### WORK TO DO
Each entry that follows is to be retyped exactly. Pictures do not belong in the copy.

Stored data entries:
• • • • •

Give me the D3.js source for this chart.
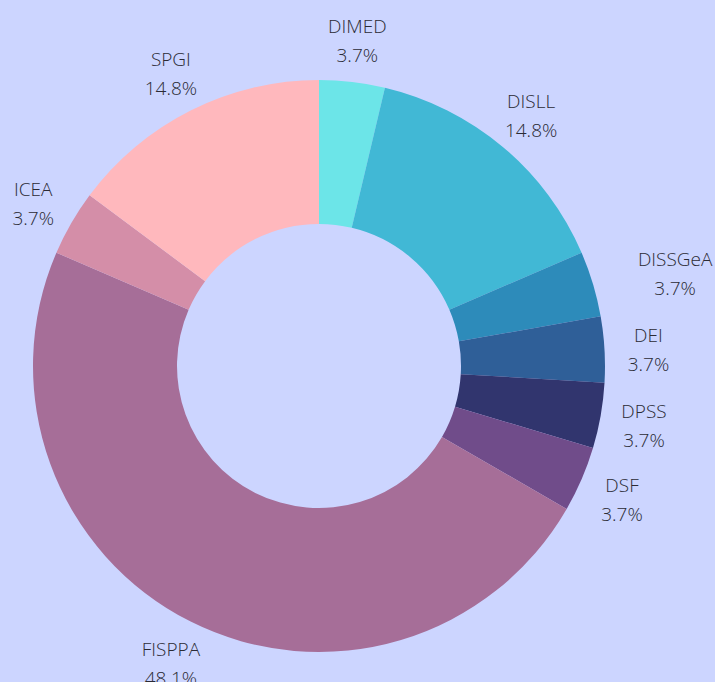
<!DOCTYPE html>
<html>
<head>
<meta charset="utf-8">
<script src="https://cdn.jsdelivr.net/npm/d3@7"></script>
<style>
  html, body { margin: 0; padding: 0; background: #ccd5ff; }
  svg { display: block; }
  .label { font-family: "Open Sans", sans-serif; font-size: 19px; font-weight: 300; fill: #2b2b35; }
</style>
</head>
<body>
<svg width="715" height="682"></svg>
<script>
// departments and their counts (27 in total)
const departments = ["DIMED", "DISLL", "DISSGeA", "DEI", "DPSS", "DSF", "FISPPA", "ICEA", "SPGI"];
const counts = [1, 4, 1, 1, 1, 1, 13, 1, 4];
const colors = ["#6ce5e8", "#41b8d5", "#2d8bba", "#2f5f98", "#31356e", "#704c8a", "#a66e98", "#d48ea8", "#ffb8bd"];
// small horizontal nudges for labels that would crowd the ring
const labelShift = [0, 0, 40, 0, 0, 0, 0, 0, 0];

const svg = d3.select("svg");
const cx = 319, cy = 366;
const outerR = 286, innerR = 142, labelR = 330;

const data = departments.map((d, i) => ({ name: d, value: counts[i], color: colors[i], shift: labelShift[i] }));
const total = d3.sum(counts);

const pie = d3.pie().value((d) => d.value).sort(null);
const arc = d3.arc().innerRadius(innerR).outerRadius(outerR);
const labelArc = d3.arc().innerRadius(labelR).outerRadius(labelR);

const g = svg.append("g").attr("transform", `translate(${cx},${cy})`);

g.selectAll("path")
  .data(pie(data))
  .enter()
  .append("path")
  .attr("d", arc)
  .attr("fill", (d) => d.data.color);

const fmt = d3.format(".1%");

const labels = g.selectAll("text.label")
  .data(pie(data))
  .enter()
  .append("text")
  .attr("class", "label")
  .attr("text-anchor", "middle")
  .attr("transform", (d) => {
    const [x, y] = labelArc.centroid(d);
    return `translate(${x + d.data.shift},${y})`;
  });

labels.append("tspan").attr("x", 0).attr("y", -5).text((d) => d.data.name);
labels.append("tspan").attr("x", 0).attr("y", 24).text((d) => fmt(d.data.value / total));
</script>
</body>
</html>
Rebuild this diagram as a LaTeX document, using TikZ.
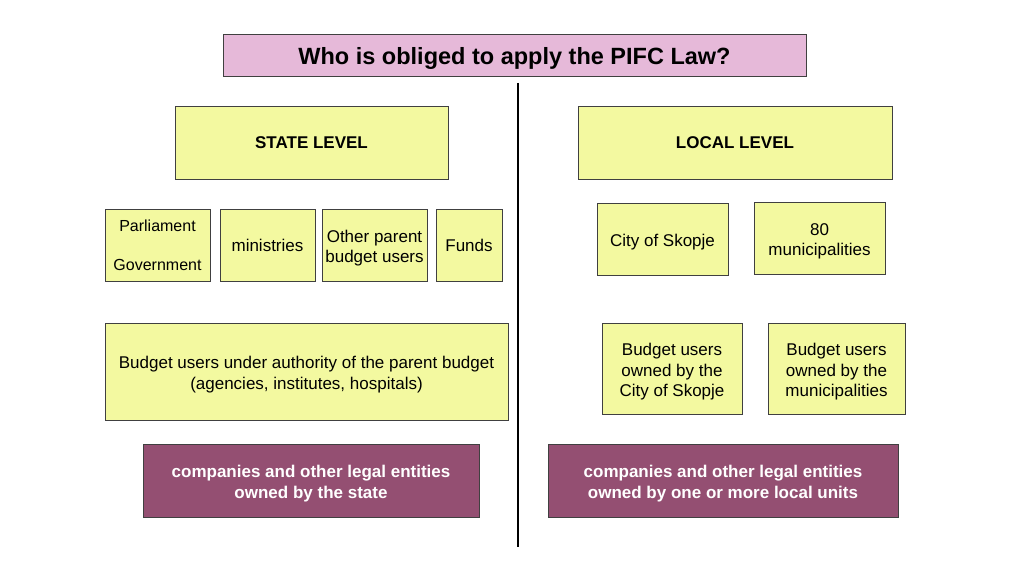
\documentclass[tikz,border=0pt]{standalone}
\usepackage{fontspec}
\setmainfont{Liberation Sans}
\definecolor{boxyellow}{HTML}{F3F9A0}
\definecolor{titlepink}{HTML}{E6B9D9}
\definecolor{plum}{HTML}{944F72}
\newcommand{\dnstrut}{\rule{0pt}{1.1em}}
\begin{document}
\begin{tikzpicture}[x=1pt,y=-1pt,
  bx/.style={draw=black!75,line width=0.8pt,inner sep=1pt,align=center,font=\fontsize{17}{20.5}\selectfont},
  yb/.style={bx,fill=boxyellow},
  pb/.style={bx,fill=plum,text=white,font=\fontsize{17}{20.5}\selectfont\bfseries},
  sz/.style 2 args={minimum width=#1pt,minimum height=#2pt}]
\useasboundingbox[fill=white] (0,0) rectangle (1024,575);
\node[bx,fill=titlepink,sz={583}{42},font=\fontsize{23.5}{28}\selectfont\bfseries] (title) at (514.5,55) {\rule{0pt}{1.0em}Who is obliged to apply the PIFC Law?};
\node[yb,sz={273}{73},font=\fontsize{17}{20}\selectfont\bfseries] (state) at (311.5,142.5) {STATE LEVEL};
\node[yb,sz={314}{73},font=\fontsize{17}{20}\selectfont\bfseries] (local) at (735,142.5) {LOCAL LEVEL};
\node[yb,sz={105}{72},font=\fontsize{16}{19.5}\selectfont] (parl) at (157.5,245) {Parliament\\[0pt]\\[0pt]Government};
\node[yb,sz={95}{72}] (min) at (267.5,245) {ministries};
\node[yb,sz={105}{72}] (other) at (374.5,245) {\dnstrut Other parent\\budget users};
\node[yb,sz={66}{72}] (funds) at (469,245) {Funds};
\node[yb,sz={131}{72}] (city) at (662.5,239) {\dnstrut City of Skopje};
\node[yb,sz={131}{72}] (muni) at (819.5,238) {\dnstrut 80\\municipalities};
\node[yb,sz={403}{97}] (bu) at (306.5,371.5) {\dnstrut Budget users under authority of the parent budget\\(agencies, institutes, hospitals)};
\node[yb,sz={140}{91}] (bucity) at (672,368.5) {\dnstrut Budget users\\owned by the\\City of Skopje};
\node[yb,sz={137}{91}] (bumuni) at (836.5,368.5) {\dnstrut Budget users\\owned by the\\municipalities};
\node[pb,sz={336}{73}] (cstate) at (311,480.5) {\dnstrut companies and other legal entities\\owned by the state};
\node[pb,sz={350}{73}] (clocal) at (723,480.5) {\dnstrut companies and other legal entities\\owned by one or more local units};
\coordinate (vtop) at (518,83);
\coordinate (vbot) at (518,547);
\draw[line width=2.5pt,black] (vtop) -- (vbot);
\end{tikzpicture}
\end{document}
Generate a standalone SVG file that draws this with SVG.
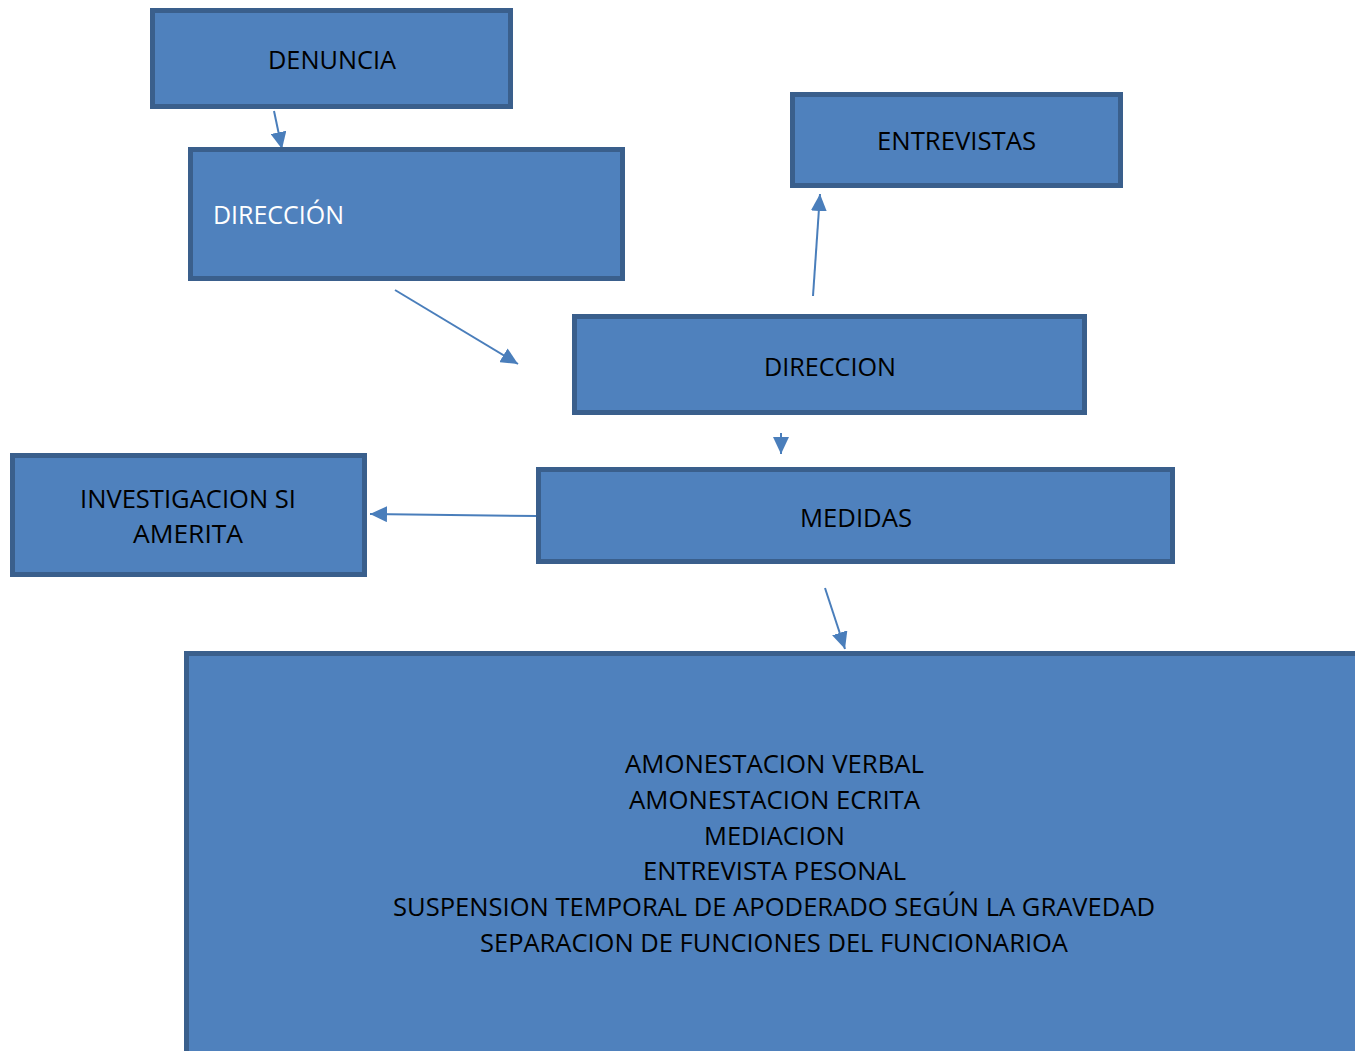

• • • • •

### EXERCISE OUTPUT
Give me the D3.js source for this chart.
<!DOCTYPE html>
<html>
<head>
<meta charset="utf-8">
<script src="https://cdn.jsdelivr.net/npm/d3@7"></script>
<style>
  html, body { margin: 0; padding: 0; background: #ccd5ff; }
  svg { display: block; }
  .label { font-family: "Open Sans", sans-serif; font-size: 19px; font-weight: 300; fill: #2b2b35; }
</style>
</head>
<body>
<svg width="715" height="682"></svg>
<script>
// departments and their counts (27 in total)
const departments = ["DIMED", "DISLL", "DISSGeA", "DEI", "DPSS", "DSF", "FISPPA", "ICEA", "SPGI"];
const counts = [1, 4, 1, 1, 1, 1, 13, 1, 4];
const colors = ["#6ce5e8", "#41b8d5", "#2d8bba", "#2f5f98", "#31356e", "#704c8a", "#a66e98", "#d48ea8", "#ffb8bd"];
// small horizontal nudges for labels that would crowd the ring
const labelShift = [0, 0, 40, 0, 0, 0, 0, 0, 0];

const svg = d3.select("svg");
const cx = 319, cy = 366;
const outerR = 286, innerR = 142, labelR = 330;

const data = departments.map((d, i) => ({ name: d, value: counts[i], color: colors[i], shift: labelShift[i] }));
const total = d3.sum(counts);

const pie = d3.pie().value((d) => d.value).sort(null);
const arc = d3.arc().innerRadius(innerR).outerRadius(outerR);
const labelArc = d3.arc().innerRadius(labelR).outerRadius(labelR);

const g = svg.append("g").attr("transform", `translate(${cx},${cy})`);

g.selectAll("path")
  .data(pie(data))
  .enter()
  .append("path")
  .attr("d", arc)
  .attr("fill", (d) => d.data.color);

const fmt = d3.format(".1%");

const labels = g.selectAll("text.label")
  .data(pie(data))
  .enter()
  .append("text")
  .attr("class", "label")
  .attr("text-anchor", "middle")
  .attr("transform", (d) => {
    const [x, y] = labelArc.centroid(d);
    return `translate(${x + d.data.shift},${y})`;
  });

labels.append("tspan").attr("x", 0).attr("y", -5).text((d) => d.data.name);
labels.append("tspan").attr("x", 0).attr("y", 24).text((d) => fmt(d.data.value / total));
</script>
</body>
</html>
Rebuild this diagram as a LaTeX document, using TikZ.
\documentclass[tikz,border=0pt]{standalone}
\usepackage{fontspec}
\setmainfont{Liberation Sans}
\definecolor{boxyellow}{HTML}{F3F9A0}
\definecolor{titlepink}{HTML}{E6B9D9}
\definecolor{plum}{HTML}{944F72}
\newcommand{\dnstrut}{\rule{0pt}{1.1em}}
\begin{document}
\begin{tikzpicture}[x=1pt,y=-1pt,
  bx/.style={draw=black!75,line width=0.8pt,inner sep=1pt,align=center,font=\fontsize{17}{20.5}\selectfont},
  yb/.style={bx,fill=boxyellow},
  pb/.style={bx,fill=plum,text=white,font=\fontsize{17}{20.5}\selectfont\bfseries},
  sz/.style 2 args={minimum width=#1pt,minimum height=#2pt}]
\useasboundingbox[fill=white] (0,0) rectangle (1024,575);
\node[bx,fill=titlepink,sz={583}{42},font=\fontsize{23.5}{28}\selectfont\bfseries] (title) at (514.5,55) {\rule{0pt}{1.0em}Who is obliged to apply the PIFC Law?};
\node[yb,sz={273}{73},font=\fontsize{17}{20}\selectfont\bfseries] (state) at (311.5,142.5) {STATE LEVEL};
\node[yb,sz={314}{73},font=\fontsize{17}{20}\selectfont\bfseries] (local) at (735,142.5) {LOCAL LEVEL};
\node[yb,sz={105}{72},font=\fontsize{16}{19.5}\selectfont] (parl) at (157.5,245) {Parliament\\[0pt]\\[0pt]Government};
\node[yb,sz={95}{72}] (min) at (267.5,245) {ministries};
\node[yb,sz={105}{72}] (other) at (374.5,245) {\dnstrut Other parent\\budget users};
\node[yb,sz={66}{72}] (funds) at (469,245) {Funds};
\node[yb,sz={131}{72}] (city) at (662.5,239) {\dnstrut City of Skopje};
\node[yb,sz={131}{72}] (muni) at (819.5,238) {\dnstrut 80\\municipalities};
\node[yb,sz={403}{97}] (bu) at (306.5,371.5) {\dnstrut Budget users under authority of the parent budget\\(agencies, institutes, hospitals)};
\node[yb,sz={140}{91}] (bucity) at (672,368.5) {\dnstrut Budget users\\owned by the\\City of Skopje};
\node[yb,sz={137}{91}] (bumuni) at (836.5,368.5) {\dnstrut Budget users\\owned by the\\municipalities};
\node[pb,sz={336}{73}] (cstate) at (311,480.5) {\dnstrut companies and other legal entities\\owned by the state};
\node[pb,sz={350}{73}] (clocal) at (723,480.5) {\dnstrut companies and other legal entities\\owned by one or more local units};
\coordinate (vtop) at (518,83);
\coordinate (vbot) at (518,547);
\draw[line width=2.5pt,black] (vtop) -- (vbot);
\end{tikzpicture}
\end{document}
Generate a standalone SVG file that draws this with SVG.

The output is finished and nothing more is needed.